Minister Ibrahim Kemoh Sesay is pursuing the case against Jonathan Leigh, editor of the Independent Observer, not as part of the government, but as an individual, in an effort to stop attacks on his human rights.
Sesay, in an interview with Concord Times after Thursday’s court appearance, said that the articles published by Leigh “trample on my human rights” – and he may be right.
According to Sesay, his political career is based upon his good reputation. When his reputation is tarnished, his career and his livelihood are threatened. He claims that the accusations of impropriety, and attacks on his moral standing, printed in the pages of the Independent Observer are in fact attacks on his basic human rights.
The accusations include using state funds to build a mansion, accepting all-expense paid travel and benefiting from ‘flag of convenience’ arrangements. Claims of immoral behavior, including being divorced three times, having 6 children and a pregnant girlfriend were also printed.
Article 12 of the Universal Declaration of Human Rights (UDHR) states, “No one shall be subjected to arbitrary interference with his privacy, family, home or correspondence, nor to attacks upon his honour and reputation. Everyone has the right to the protection of the law against such interference or attacks”. This right is guaranteed to everyone, including politicians.
The rule of law in Sierra Leone also protects those who have been defamed, but this law sends those convicted of defamation to prison. It is up to the courts to decide whether what Leigh printed is considered libelous. The burden of proof now falls upon Leigh’s defense team. They must prove the articles published in the Independent Observer were legitimate journalism.
This case highlights the debate that surrounds the criminal libel law, which has recently been brought before Sierra Leone’s Supreme Court by the Sierra Leone Association of Journalists (SLAJ). The criminal libel law is part of the 1965 public order law that SLAJ has been seeking to have repealed in recent years. The law punishes defamation with prison sentences.
The criminalization of libel acts as a barrier for journalists in doing their job and potentially as a tool for high ranking officials in government to wield in managing their image in the media. When attempting to investigate potential corruption in government, journalists are forced to consider whether printing such a story is ultimately worth the risk of potentially going to prison.
Journalism and human rights organizations like Reporters Without Borders and Human Rights Watch have called upon the government of Sierra Leone to repeal the law, which they see as an impediment to the freedom of free expression and freedom of the press.
The question of exactly whose human rights are being abused becomes more convoluted when the rights of the media are examined. Article 19 of the UDHR states, “Everyone has the right to freedom of opinion and expression; this right includes freedom to hold opinions without interference and to seek, receive and impart information and ideas through any media and regardless of frontiers”.
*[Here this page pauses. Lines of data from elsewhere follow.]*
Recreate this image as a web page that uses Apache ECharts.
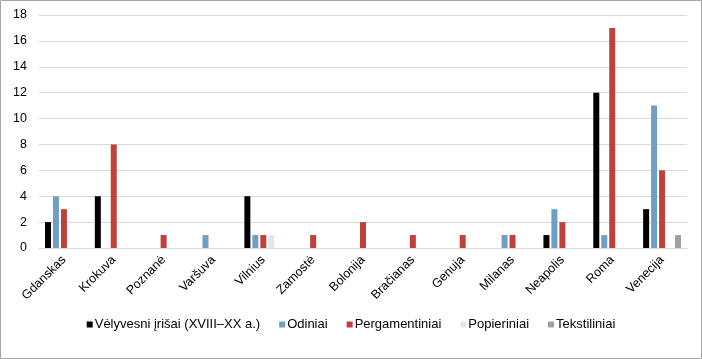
<!DOCTYPE html>
<html><head><meta charset="utf-8">
<script src="https://cdn.jsdelivr.net/npm/echarts@6/dist/echarts.min.js"></script>
<style>html,body{margin:0;padding:0;background:#fff}#c{width:702px;height:359px}</style>
</head><body><div id="c"></div>
<script>
const categories = ['Gdanskas','Krokuva','Poznanė','Varšuva','Vilnius','Zamostė','Bolonija','Bračianas','Genuja','Milanas','Neapolis','Roma','Venecija'];
const seriesNames = ['Vėlyvesni įrišai (XVIII–XX a.)','Odiniai','Pergamentiniai','Popieriniai','Tekstiliniai'];
const velyvesni = [2,4,0,0,4,0,0,0,0,0,1,12,3];
const odiniai = [4,0,0,1,1,0,0,0,0,1,3,1,11];
const pergamentiniai = [3,8,1,0,1,1,2,1,1,1,2,17,6];
const popieriniai = [0,0,0,0,1,0,0,0,0,0,0,0,0];
const tekstiliniai = [0,0,0,0,0,0,0,0,0,0,0,0,1];
const colors = ['#000000','#6f9fc4','#c0403a','#dde7f1','#a0a0a0'];
const yTicks = [0,2,4,6,8,10,12,14,16,18];

const values = [velyvesni, odiniai, pergamentiniai, popieriniai, tekstiliniai];
const chart = echarts.init(document.getElementById('c'), null, {renderer:'canvas'});
const font = 'Liberation Sans, Arial, sans-serif';
chart.setOption({
  animation:false,
  textStyle:{fontFamily:font},
  graphic:[{type:'rect',shape:{x:0.5,y:0.5,width:701,height:358},style:{fill:'none',stroke:'#a6a6a6',lineWidth:1},silent:true}],
  grid:{left:39,right:15,top:15,bottom:111,containLabel:false},
  legend:{
    top:318,left:'center',padding:0,itemWidth:6,itemHeight:6,itemGap:19,icon:'rect',
    textStyle:{fontSize:13,color:'#000',fontFamily:font,padding:[0,0,0,-3]},
    data:seriesNames
  },
  xAxis:{
    type:'category',data:categories,
    axisLine:{lineStyle:{color:'#d9d9d9'}},
    axisTick:{show:false},
    axisLabel:{rotate:45,fontSize:12.5,color:'#000',interval:0,margin:10,fontFamily:font}
  },
  yAxis:{
    type:'value',min:yTicks[0],max:yTicks[yTicks.length-1],interval:2,
    axisLine:{show:false},axisTick:{show:false},
    splitLine:{lineStyle:{color:'#d9d9d9'}},
    axisLabel:{fontSize:12.5,color:'#000',margin:12,fontFamily:font}
  },
  series: seriesNames.map((n,i)=>({
    name:n,type:'bar',data:values[i],
    itemStyle:{color:colors[i]},
    barGap:'33%',barCategoryGap:'24%'
  }))
});
</script></body></html>
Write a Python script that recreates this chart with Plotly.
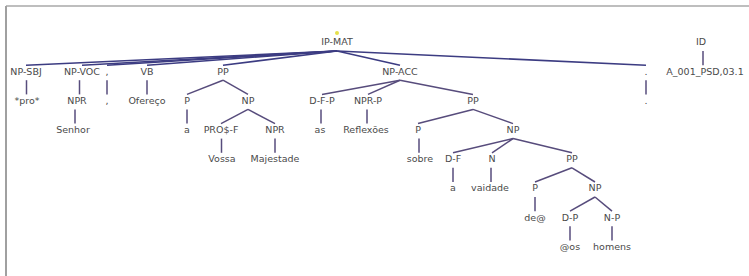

The court case continued on Thursday with the defense opening with a cross-examination of the Minister. But after a few seemingly inconsequential questions, the defense requested an adjournment.
Defense attorney, Mr. Mohammed Turay, claimed the defense had “not done everything that we should have done” and was deserving of more time. “We still have certain research to conduct”, he said, despite the 9 day period between court appearances.
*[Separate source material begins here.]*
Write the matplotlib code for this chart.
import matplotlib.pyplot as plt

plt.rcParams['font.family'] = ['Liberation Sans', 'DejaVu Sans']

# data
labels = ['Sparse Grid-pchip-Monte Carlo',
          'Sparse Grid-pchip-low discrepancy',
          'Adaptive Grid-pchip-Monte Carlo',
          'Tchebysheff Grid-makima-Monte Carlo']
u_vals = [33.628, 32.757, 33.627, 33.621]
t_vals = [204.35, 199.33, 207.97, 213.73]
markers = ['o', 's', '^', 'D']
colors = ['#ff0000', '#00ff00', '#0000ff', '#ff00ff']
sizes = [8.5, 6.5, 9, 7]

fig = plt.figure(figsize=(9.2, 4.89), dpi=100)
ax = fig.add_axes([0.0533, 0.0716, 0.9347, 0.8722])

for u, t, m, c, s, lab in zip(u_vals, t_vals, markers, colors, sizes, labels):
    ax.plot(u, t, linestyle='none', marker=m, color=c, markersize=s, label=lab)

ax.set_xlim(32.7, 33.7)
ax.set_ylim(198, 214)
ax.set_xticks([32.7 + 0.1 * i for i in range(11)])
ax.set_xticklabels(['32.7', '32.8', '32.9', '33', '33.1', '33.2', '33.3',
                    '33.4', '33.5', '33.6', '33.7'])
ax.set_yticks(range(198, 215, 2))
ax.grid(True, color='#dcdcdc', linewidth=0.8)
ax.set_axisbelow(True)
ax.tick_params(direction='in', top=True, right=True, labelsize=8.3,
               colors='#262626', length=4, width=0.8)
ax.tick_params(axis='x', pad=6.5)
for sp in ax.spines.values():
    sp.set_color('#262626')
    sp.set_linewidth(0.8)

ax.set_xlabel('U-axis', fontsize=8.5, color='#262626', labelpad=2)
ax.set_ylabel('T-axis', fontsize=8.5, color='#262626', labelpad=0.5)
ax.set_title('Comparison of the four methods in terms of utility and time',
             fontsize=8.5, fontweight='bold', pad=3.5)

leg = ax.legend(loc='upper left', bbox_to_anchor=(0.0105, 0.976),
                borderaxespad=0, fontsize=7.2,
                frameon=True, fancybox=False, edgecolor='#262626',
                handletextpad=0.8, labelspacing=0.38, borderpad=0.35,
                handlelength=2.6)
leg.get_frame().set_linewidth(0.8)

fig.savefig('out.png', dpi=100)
The request for the adjournment was initially denied by the judge who admonished the defense for not giving a good enough reason, but later relented, scheduling the trial to resume on April 8.
In reaction to the delay tactics by the defense, Minister Ibrahim Kemoh Sesay, said “They’re just buying time”. The minister reiterated his position that the attack on his reputation threatened his ability to do his job. “If his case is true, then I am not fit to be a minister. If his case is false, then he is not fit to be a journalist – and he should be put in prison”.
There is no question that the media cannot print unsubstantiated rumours as fact, and in fact does a disservice to the fledgling democracy of Sierra Leone when it does.
Jonathan Leigh’s defense team must now bear the burden of proof in order to avoid conviction under the criminal libel law. The real question becomes whether or not libel should be considered a criminal offense at all.